◆ **SET PROBLEM**
Leave out the pictures and repeat the rest of the material exactly.

◆ **RECORDS FOR THIS EXERCISE**

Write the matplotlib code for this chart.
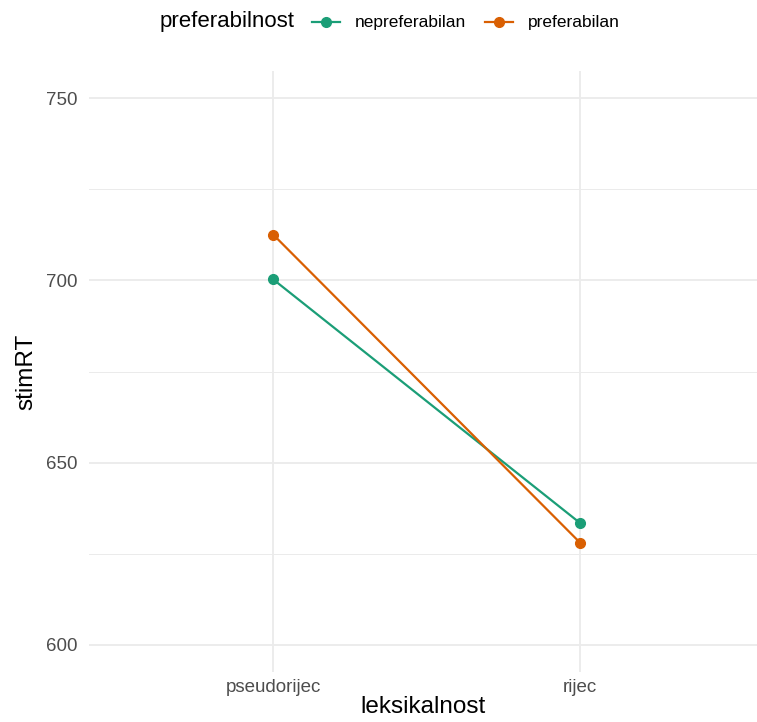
import matplotlib.pyplot as plt
from matplotlib.lines import Line2D

plt.rcParams['font.family'] = ['Liberation Sans', 'DejaVu Sans']

# data
categories = ["pseudorijec", "rijec"]
groups = ["nepreferabilan", "preferabilan"]
nepreferabilan = [700.3, 633.4]
preferabilan = [712.6, 628.0]
colors = ["#1B9E77", "#D95F02"]

W, H = 757, 722
fig = plt.figure(figsize=(W / 100, H / 100), dpi=100)
ax = fig.add_axes([89 / W, 1 - 672 / H, (W - 89) / W, (672 - 71) / H])

x = list(range(1, len(categories) + 1))
for vals, col in zip([nepreferabilan, preferabilan], colors):
    ax.plot(x, vals, color=col, lw=1.6, marker="o", markersize=7, zorder=3)

ax.set_xlim(0.4, 1 + (W - 273) / 307)
ax.set_ylim(592.5, 757.5)
ax.set_xticks(x)
ax.set_xticklabels(categories)
ax.set_yticks([600, 650, 700, 750])
ax.set_yticks([625, 675, 725], minor=True)

ax.grid(which="major", color="#EBEBEB", lw=1.3)
ax.grid(which="minor", axis="y", color="#EBEBEB", lw=0.7)
ax.set_axisbelow(True)
for s in ax.spines.values():
    s.set_visible(False)
ax.tick_params(which="both", length=0, labelsize=13.5, labelcolor="#4D4D4D")
ax.tick_params(axis="y", pad=8.5)
ax.tick_params(axis="x", pad=5)

ax.set_xlabel("leksikalnost", fontsize=17.5, labelpad=0)
ax.set_ylabel("stimRT", fontsize=17.5, labelpad=6)

# legend on top, title to the left of the keys
ly = 1 - 22 / H
fig.text(160 / W, ly, "preferabilnost", fontsize=16, va="center", ha="left")
key_x = [(312, 340, 355), (485, 513, 528)]
for (x0, x1, tx), col, lab in zip(key_x, colors, groups):
    fig.add_artist(Line2D([x0 / W, x1 / W], [ly, ly], transform=fig.transFigure,
                          color=col, lw=1.6))
    fig.add_artist(Line2D([(x0 + x1) / 2 / W], [ly], transform=fig.transFigure,
                          color=col, marker="o", markersize=7))
    fig.text(tx / W, ly, lab, fontsize=12.5, va="center", ha="left")

fig.savefig("out.png", dpi=100)
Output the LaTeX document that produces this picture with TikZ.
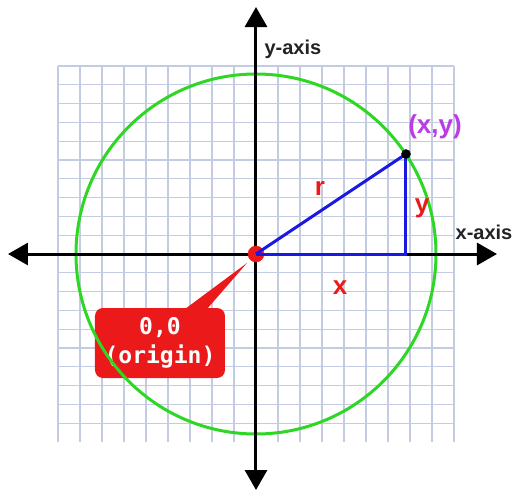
\documentclass[tikz,border=0pt]{standalone}
\usepackage{fontspec}
\setmainfont{Liberation Sans}
\setmonofont{DejaVu Sans Mono}
\usetikzlibrary{arrows.meta}
\usepackage{xcolor}
\definecolor{gridblue}{RGB}{195,204,226}
\definecolor{circlegreen}{RGB}{45,215,35}
\definecolor{labelred}{RGB}{235,25,25}
\definecolor{pointpurple}{RGB}{185,60,230}
\definecolor{lineblue}{RGB}{25,25,225}
\definecolor{axisgray}{RGB}{35,35,35}

\begin{document}
\begin{tikzpicture}[x=1pt, y=1pt,
  axisline/.style={line width=3pt, {Triangle[length=20pt,width=22pt]}-{Triangle[length=20pt,width=22pt]}},
  side/.style={lineblue, line width=3pt},
  axislabel/.style={text=axisgray, font=\fontsize{20}{22}\selectfont\bfseries},
  sidelabel/.style={text=labelred, font=\fontsize{26}{28}\selectfont\bfseries}]
\useasboundingbox (-256,-237) rectangle (259,254);
% grid
\draw[gridblue, line width=1.1pt, xstep=22, ystep=18.8] (-198,-188) grid (198,188);
% origin callout
\coordinate (O) at (0,0);
\coordinate (P) at (150,100);
\node[fill=labelred, rounded corners=8pt, minimum width=130pt, minimum height=70pt,
  align=center, text=white, font=\fontsize{23}{29}\selectfont\ttfamily\bfseries]
  (box) at (-96,-89) {0,0\\(origin)};
\fill[labelred] (-9,-9) -- (-71,-55) -- (-49,-55) -- cycle;
% circle of radius r
\draw[circlegreen, line width=3pt] (O) circle (180);
% axes
\draw[axisline] (-248,0) -- (241,0);
\draw[axisline] (0,-236) -- (0,247);
\node[axislabel, anchor=west] (ylab) at (5,205) {y-axis};
\node[axislabel] (xlab) at (228,22) {x-axis};
% right triangle
\filldraw[labelred] (O) circle (8);
\draw[side] (O) -- (P |- O) -- (P);
\draw[side] (O) -- (P);
\filldraw[black] (P) circle (4.5);
\node[text=pointpurple, font=\fontsize{26}{28}\selectfont\bfseries] (plab) at (179,127) {(x,y)};
\node[sidelabel] (rlab) at (64,66) {r};
\node[sidelabel] (ysid) at (166,46) {y};
\node[sidelabel] (xsid) at (84,-34) {x};
\end{tikzpicture}
\end{document}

◆ **EXPECTED ANSWER**
Write the matplotlib code for this chart.
import matplotlib.pyplot as plt
from matplotlib.lines import Line2D

plt.rcParams['font.family'] = ['Liberation Sans', 'DejaVu Sans']

# data
categories = ["pseudorijec", "rijec"]
groups = ["nepreferabilan", "preferabilan"]
nepreferabilan = [700.3, 633.4]
preferabilan = [712.6, 628.0]
colors = ["#1B9E77", "#D95F02"]

W, H = 757, 722
fig = plt.figure(figsize=(W / 100, H / 100), dpi=100)
ax = fig.add_axes([89 / W, 1 - 672 / H, (W - 89) / W, (672 - 71) / H])

x = list(range(1, len(categories) + 1))
for vals, col in zip([nepreferabilan, preferabilan], colors):
    ax.plot(x, vals, color=col, lw=1.6, marker="o", markersize=7, zorder=3)

ax.set_xlim(0.4, 1 + (W - 273) / 307)
ax.set_ylim(592.5, 757.5)
ax.set_xticks(x)
ax.set_xticklabels(categories)
ax.set_yticks([600, 650, 700, 750])
ax.set_yticks([625, 675, 725], minor=True)

ax.grid(which="major", color="#EBEBEB", lw=1.3)
ax.grid(which="minor", axis="y", color="#EBEBEB", lw=0.7)
ax.set_axisbelow(True)
for s in ax.spines.values():
    s.set_visible(False)
ax.tick_params(which="both", length=0, labelsize=13.5, labelcolor="#4D4D4D")
ax.tick_params(axis="y", pad=8.5)
ax.tick_params(axis="x", pad=5)

ax.set_xlabel("leksikalnost", fontsize=17.5, labelpad=0)
ax.set_ylabel("stimRT", fontsize=17.5, labelpad=6)

# legend on top, title to the left of the keys
ly = 1 - 22 / H
fig.text(160 / W, ly, "preferabilnost", fontsize=16, va="center", ha="left")
key_x = [(312, 340, 355), (485, 513, 528)]
for (x0, x1, tx), col, lab in zip(key_x, colors, groups):
    fig.add_artist(Line2D([x0 / W, x1 / W], [ly, ly], transform=fig.transFigure,
                          color=col, lw=1.6))
    fig.add_artist(Line2D([(x0 + x1) / 2 / W], [ly], transform=fig.transFigure,
                          color=col, marker="o", markersize=7))
    fig.text(tx / W, ly, lab, fontsize=12.5, va="center", ha="left")

fig.savefig("out.png", dpi=100)
Output the LaTeX document that produces this picture with TikZ.
\documentclass[tikz,border=0pt]{standalone}
\usepackage{fontspec}
\setmainfont{Liberation Sans}
\setmonofont{DejaVu Sans Mono}
\usetikzlibrary{arrows.meta}
\usepackage{xcolor}
\definecolor{gridblue}{RGB}{195,204,226}
\definecolor{circlegreen}{RGB}{45,215,35}
\definecolor{labelred}{RGB}{235,25,25}
\definecolor{pointpurple}{RGB}{185,60,230}
\definecolor{lineblue}{RGB}{25,25,225}
\definecolor{axisgray}{RGB}{35,35,35}

\begin{document}
\begin{tikzpicture}[x=1pt, y=1pt,
  axisline/.style={line width=3pt, {Triangle[length=20pt,width=22pt]}-{Triangle[length=20pt,width=22pt]}},
  side/.style={lineblue, line width=3pt},
  axislabel/.style={text=axisgray, font=\fontsize{20}{22}\selectfont\bfseries},
  sidelabel/.style={text=labelred, font=\fontsize{26}{28}\selectfont\bfseries}]
\useasboundingbox (-256,-237) rectangle (259,254);
% grid
\draw[gridblue, line width=1.1pt, xstep=22, ystep=18.8] (-198,-188) grid (198,188);
% origin callout
\coordinate (O) at (0,0);
\coordinate (P) at (150,100);
\node[fill=labelred, rounded corners=8pt, minimum width=130pt, minimum height=70pt,
  align=center, text=white, font=\fontsize{23}{29}\selectfont\ttfamily\bfseries]
  (box) at (-96,-89) {0,0\\(origin)};
\fill[labelred] (-9,-9) -- (-71,-55) -- (-49,-55) -- cycle;
% circle of radius r
\draw[circlegreen, line width=3pt] (O) circle (180);
% axes
\draw[axisline] (-248,0) -- (241,0);
\draw[axisline] (0,-236) -- (0,247);
\node[axislabel, anchor=west] (ylab) at (5,205) {y-axis};
\node[axislabel] (xlab) at (228,22) {x-axis};
% right triangle
\filldraw[labelred] (O) circle (8);
\draw[side] (O) -- (P |- O) -- (P);
\draw[side] (O) -- (P);
\filldraw[black] (P) circle (4.5);
\node[text=pointpurple, font=\fontsize{26}{28}\selectfont\bfseries] (plab) at (179,127) {(x,y)};
\node[sidelabel] (rlab) at (64,66) {r};
\node[sidelabel] (ysid) at (166,46) {y};
\node[sidelabel] (xsid) at (84,-34) {x};
\end{tikzpicture}
\end{document}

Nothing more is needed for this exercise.